*Exercise brief*: Output the material beneath this task exactly, images excluded.

*Available data*:
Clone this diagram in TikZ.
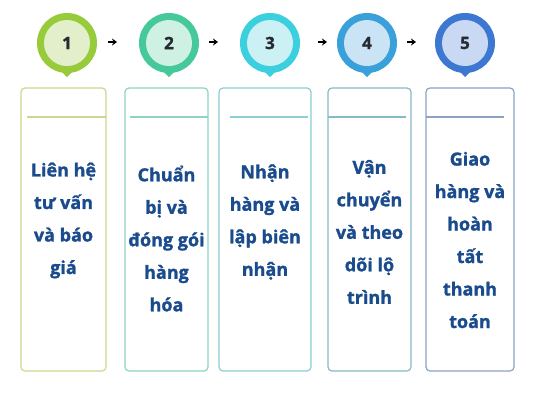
\documentclass[tikz,border=0pt]{standalone}
\usepackage{fontspec}
\setmainfont{Open Sans}
\newfontfamily\heavyfont[BoldFeatures={FakeBold=1.3}]{Open Sans}
\usetikzlibrary{arrows.meta}
\definecolor{txtcol}{HTML}{1A4B8C}
\definecolor{numcol}{HTML}{262A33}
\definecolor{outA}{HTML}{98CB3C}\definecolor{inA}{HTML}{E3EFCB}\definecolor{boxA}{HTML}{C9DA8E}
\definecolor{outB}{HTML}{45C99A}\definecolor{inB}{HTML}{CFF1E4}\definecolor{boxB}{HTML}{8ED3C4}
\definecolor{outC}{HTML}{3CCFDD}\definecolor{inC}{HTML}{CBF1F5}\definecolor{boxC}{HTML}{8CCFD3}
\definecolor{outD}{HTML}{3AA0DA}\definecolor{inD}{HTML}{CBE4F5}\definecolor{boxD}{HTML}{88B9C6}
\definecolor{outE}{HTML}{3C77D2}\definecolor{inE}{HTML}{C9D9F3}\definecolor{boxE}{HTML}{8AA3C3}
\tikzset{
  stepbox/.style={draw, line width=1.2pt, rounded corners=4pt},
  sepline/.style={line width=1.2pt},
  steptext/.style={text=txtcol, font=\heavyfont\fontsize{18}{32.5}\selectfont\bfseries, align=center, inner sep=0pt},
  numtext/.style={text=numcol, font=\heavyfont\fontsize{17}{20}\selectfont\bfseries, inner sep=0pt},
  flowarrow/.style={-{Stealth[length=5pt,width=7pt]}, line width=1.8pt, black},
}
\newcommand{\pinmark}[3]{% x, outer, inner
  \fill[#2] (#1,43) circle[radius=30];
  \fill[#2] (#1-7,70) -- (#1+7,70) -- (#1,77) -- cycle;
  \fill[#3] (#1,43) circle[radius=23];
}
\begin{document}
\begin{tikzpicture}[x=1pt,y=-1pt]
\useasboundingbox (0,0) rectangle (533,400);
\fill[white] (0,0) rectangle (533,400);
% pins
\pinmark{67}{outA}{inA}
\pinmark{169}{outB}{inB}
\pinmark{270}{outC}{inC}
\pinmark{367}{outD}{inD}
\pinmark{465}{outE}{inE}
\node[numtext] (n1) at (67,43) {1};
\node[numtext] (n2) at (169,43) {2};
\node[numtext] (n3) at (270,43) {3};
\node[numtext] (n4) at (367,43) {4};
\node[numtext] (n5) at (465,43) {5};
% arrows
\coordinate (a1s) at (108,42); \coordinate (a1e) at (117,42);
\coordinate (a2s) at (209,42); \coordinate (a2e) at (218,42);
\coordinate (a3s) at (318,42); \coordinate (a3e) at (327,42);
\coordinate (a4s) at (407,42); \coordinate (a4e) at (416,42);
\draw[flowarrow] (a1s) -- (a1e);
\draw[flowarrow] (a2s) -- (a2e);
\draw[flowarrow] (a3s) -- (a3e);
\draw[flowarrow] (a4s) -- (a4e);
% boxes
\draw[stepbox, boxA] (21,88) rectangle (106,371);
\draw[sepline, boxA] (27,117) -- (106,117);
\draw[stepbox, boxB] (125,88) rectangle (208,371);
\draw[sepline, boxB] (130,117) -- (208,117);
\draw[stepbox, boxC] (219,88) rectangle (311,371);
\draw[sepline, boxC] (230,117) -- (308,117);
\draw[stepbox, boxD] (328,88) rectangle (411,371);
\draw[sepline, boxD] (328,117) -- (406,117);
\draw[stepbox, boxE] (426,88) rectangle (514,371);
\draw[sepline, boxE] (426,117) -- (504,117);
% texts
\node[steptext] (t1) at (63.5,220.5) {Liên hệ\\tư vấn\\và báo\\giá};
\node[steptext] (t2) at (166.5,238.5) {Chuẩn\\bị và\\đóng gói\\hàng\\hóa};
\node[steptext] (t3) at (265,222) {Nhận\\hàng và\\lập biên\\nhận};
\node[steptext] (t4) at (369.5,232) {Vận\\chuyển\\và theo\\dõi lộ\\trình};
\node[steptext] (t5) at (470,240) {Giao\\hàng và\\hoàn\\tất\\thanh\\toán};
\end{tikzpicture}
\end{document}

*Solution for this problem*:
Clone this diagram in TikZ.
\documentclass[tikz,border=0pt]{standalone}
\usepackage{fontspec}
\setmainfont{Open Sans}
\newfontfamily\heavyfont[BoldFeatures={FakeBold=1.3}]{Open Sans}
\usetikzlibrary{arrows.meta}
\definecolor{txtcol}{HTML}{1A4B8C}
\definecolor{numcol}{HTML}{262A33}
\definecolor{outA}{HTML}{98CB3C}\definecolor{inA}{HTML}{E3EFCB}\definecolor{boxA}{HTML}{C9DA8E}
\definecolor{outB}{HTML}{45C99A}\definecolor{inB}{HTML}{CFF1E4}\definecolor{boxB}{HTML}{8ED3C4}
\definecolor{outC}{HTML}{3CCFDD}\definecolor{inC}{HTML}{CBF1F5}\definecolor{boxC}{HTML}{8CCFD3}
\definecolor{outD}{HTML}{3AA0DA}\definecolor{inD}{HTML}{CBE4F5}\definecolor{boxD}{HTML}{88B9C6}
\definecolor{outE}{HTML}{3C77D2}\definecolor{inE}{HTML}{C9D9F3}\definecolor{boxE}{HTML}{8AA3C3}
\tikzset{
  stepbox/.style={draw, line width=1.2pt, rounded corners=4pt},
  sepline/.style={line width=1.2pt},
  steptext/.style={text=txtcol, font=\heavyfont\fontsize{18}{32.5}\selectfont\bfseries, align=center, inner sep=0pt},
  numtext/.style={text=numcol, font=\heavyfont\fontsize{17}{20}\selectfont\bfseries, inner sep=0pt},
  flowarrow/.style={-{Stealth[length=5pt,width=7pt]}, line width=1.8pt, black},
}
\newcommand{\pinmark}[3]{% x, outer, inner
  \fill[#2] (#1,43) circle[radius=30];
  \fill[#2] (#1-7,70) -- (#1+7,70) -- (#1,77) -- cycle;
  \fill[#3] (#1,43) circle[radius=23];
}
\begin{document}
\begin{tikzpicture}[x=1pt,y=-1pt]
\useasboundingbox (0,0) rectangle (533,400);
\fill[white] (0,0) rectangle (533,400);
% pins
\pinmark{67}{outA}{inA}
\pinmark{169}{outB}{inB}
\pinmark{270}{outC}{inC}
\pinmark{367}{outD}{inD}
\pinmark{465}{outE}{inE}
\node[numtext] (n1) at (67,43) {1};
\node[numtext] (n2) at (169,43) {2};
\node[numtext] (n3) at (270,43) {3};
\node[numtext] (n4) at (367,43) {4};
\node[numtext] (n5) at (465,43) {5};
% arrows
\coordinate (a1s) at (108,42); \coordinate (a1e) at (117,42);
\coordinate (a2s) at (209,42); \coordinate (a2e) at (218,42);
\coordinate (a3s) at (318,42); \coordinate (a3e) at (327,42);
\coordinate (a4s) at (407,42); \coordinate (a4e) at (416,42);
\draw[flowarrow] (a1s) -- (a1e);
\draw[flowarrow] (a2s) -- (a2e);
\draw[flowarrow] (a3s) -- (a3e);
\draw[flowarrow] (a4s) -- (a4e);
% boxes
\draw[stepbox, boxA] (21,88) rectangle (106,371);
\draw[sepline, boxA] (27,117) -- (106,117);
\draw[stepbox, boxB] (125,88) rectangle (208,371);
\draw[sepline, boxB] (130,117) -- (208,117);
\draw[stepbox, boxC] (219,88) rectangle (311,371);
\draw[sepline, boxC] (230,117) -- (308,117);
\draw[stepbox, boxD] (328,88) rectangle (411,371);
\draw[sepline, boxD] (328,117) -- (406,117);
\draw[stepbox, boxE] (426,88) rectangle (514,371);
\draw[sepline, boxE] (426,117) -- (504,117);
% texts
\node[steptext] (t1) at (63.5,220.5) {Liên hệ\\tư vấn\\và báo\\giá};
\node[steptext] (t2) at (166.5,238.5) {Chuẩn\\bị và\\đóng gói\\hàng\\hóa};
\node[steptext] (t3) at (265,222) {Nhận\\hàng và\\lập biên\\nhận};
\node[steptext] (t4) at (369.5,232) {Vận\\chuyển\\và theo\\dõi lộ\\trình};
\node[steptext] (t5) at (470,240) {Giao\\hàng và\\hoàn\\tất\\thanh\\toán};
\end{tikzpicture}
\end{document}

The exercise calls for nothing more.